- Theatrical release poster
- Rajathanthiram
- Directed by: AG Amid
- Written by: AG Amid
- Produced by: Sunland Cinemas, White Bucket
- Starring: Veera Regina Cassandra Pattiyal K. Shekar
- Cinematography: S. R. Kathir
- Edited by: Praveen Antony
- Music by: Original songs: G. V. Prakash Kumar Background Score: Sandeep Chowta
- Production companies: Sunland Cinemas White Bucket Productions
- Distributed by: Fox Star Studios
- Release date: 13 March 2015;
- Running time: 135 minutes
- Country: India
- Language: Tamil

= Rajathandhiram =

2015 Indian film by AG Amid

Rajathandhiram is a 2015 Indian Tamil-language heist thriller film written and directed by debutant A. G. Amid and jointly produced by Sunland Cinemas and White Bucket Productions. Fox Star Studios acquired the distribution rights to the film. The film stars Veera and Regina Cassandra. Sandeep Chowta composed the film score, G. V. Prakash Kumar composed a promo song, cinematography was handled by S. R. Kathir. The film was edited by Praveen Antony, the production designed by Videsh and action sequences were designed and choreographed by Stunt Silva.

The film was released on 13 March 2015. On 13 March 2016, the team announced the launch of its sequel, Rajathandhiram 2, with a six-minute video clip on YouTube. The film was remade in Kannada as Panta (2017).

== Plot ==
Three jobless youths find their livelihood in small-time crime. After much deliberation, they decide to attempt a bigger theft which goes haywire and creepy baddies are after them. They also find themselves entrapped by two shady characters who want them to pull off a much bigger heist with a potential pay of 200 million rupees.

== Production ==
The film was reported in June 2013 when it was revealed that Veera, who had appeared in Nadunisi Naaygal (2011), was making a comeback in a venture produced by White Bucket Productions. The project, titled Rajathandhiram, was to be directed by A. G. Amid, while G. V. Prakash Kumar would score the film's music. Reports suggested that Manasi Rachh, who had appeared in Karan Johar's Hindi film Student of the Year (2012), would play the leading female role while Aadukalam Naren and Srihari would also form a part of the cast.

Portions of the film were also filmed at Birla Planetarium, Chennai in February 2014, with the team issuing a press release breaking the silence on the progress of the venture. It was also revealed that Regina Cassandra was a part of the project. It was reported that the film was close to completion in June 2014 and that musician Darbuka Siva had played a pivotal role in the film. Sandeep Chowta replaced Prakash Kumar as the film composer, although the latter contributed a song which was used as a promotional track. The filming was completed in mid 2014.

== Soundtrack ==
The background music for this film was composed by Sandeep Chowta. However, the single song in the movie was composed by G. V. Prakash Kumar.

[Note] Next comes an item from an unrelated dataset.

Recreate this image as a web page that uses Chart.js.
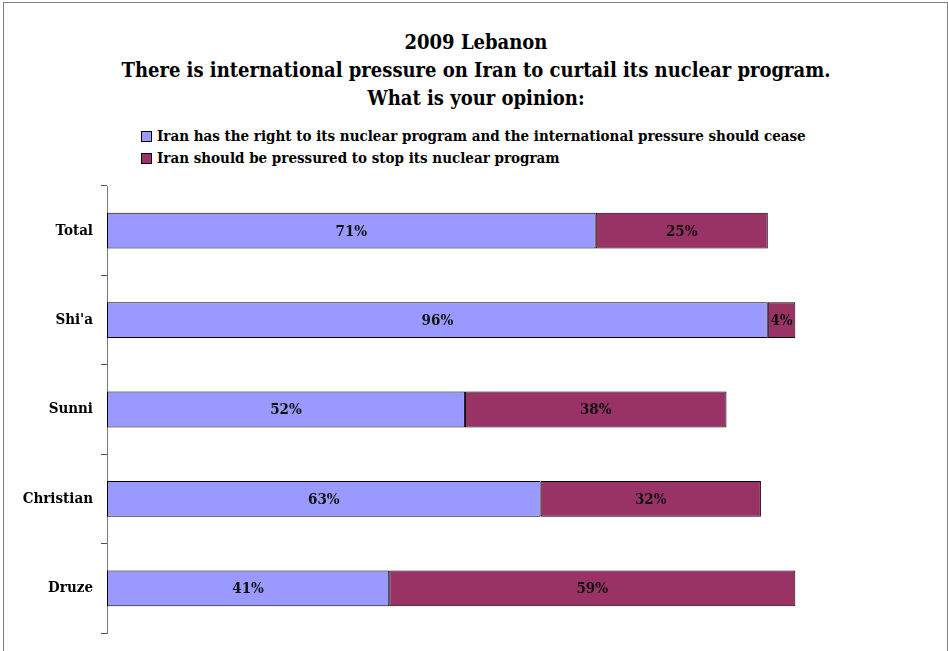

| S.No | Song | Singers | Lyrics |
|---|---|---|---|
| 1 | Yenn Indha Paarvaigal | G. V. Prakash Kumar, Saindhavi | Madhan Karky |

== Release ==

=== Critical reception ===
Bharadwaj Rangan of The Hindu wrote, "this is a film that assumes that there is an audience out there for smartly packaged entertainment. It is a film made for the love of cinema and not from fear of the box office. It's evocatively shot, has a super-stylish background score and the writing is unafraid to take its time...This sort of filmmaking is its own kind of heist, tunneling into the bowels of Kollywood, to the vault that houses all the cherished staples, and escaping with your dignity intact". The Times of India gave the film 3.5 stars out of 5 and wrote, "Making a heist film is as tricky as pulling a heist for everything depends on timing. With Rajathandhiram, AG Amid has managed to perform the trick very convincingly — the filmmaking is quite nimble and confident that it is hard to believe that this is the work of a debutant director...Rajathandhiram will certainly find a place among the best films of the year".one of the best of its kind. Movies of this kind should be appreciated and welcomed in Tamil cinema.
 Sify wrote, "Rajathandhiram is a con-caper laced with revenge, wit, humour & romance. What works here is director Amid's smart writing and brilliant screenplay sans all the normal cliches seen in such genre...it's a perfectly satisfying watch". Indiaglitz rated the film 3.5 out of 5 and wrote, "the treatment of Rajathandhiram is a big plus. The performance of the lead roles and the way the protagonist is clashing with the villain is definitely a new chapter in the book of the screenplay". Behindwoods.com rated it 2.75 out of 5 and called it "A smart con movie which entertains".

=== Home media ===

Rajathandhiram was dubbed into Hindi as Ek Ultimate Chaalbaaz ( An Ultimate Trickster) in 2019. The digital rights of both the Tamil and Hindi dubbed versions were sold to JioHotstar.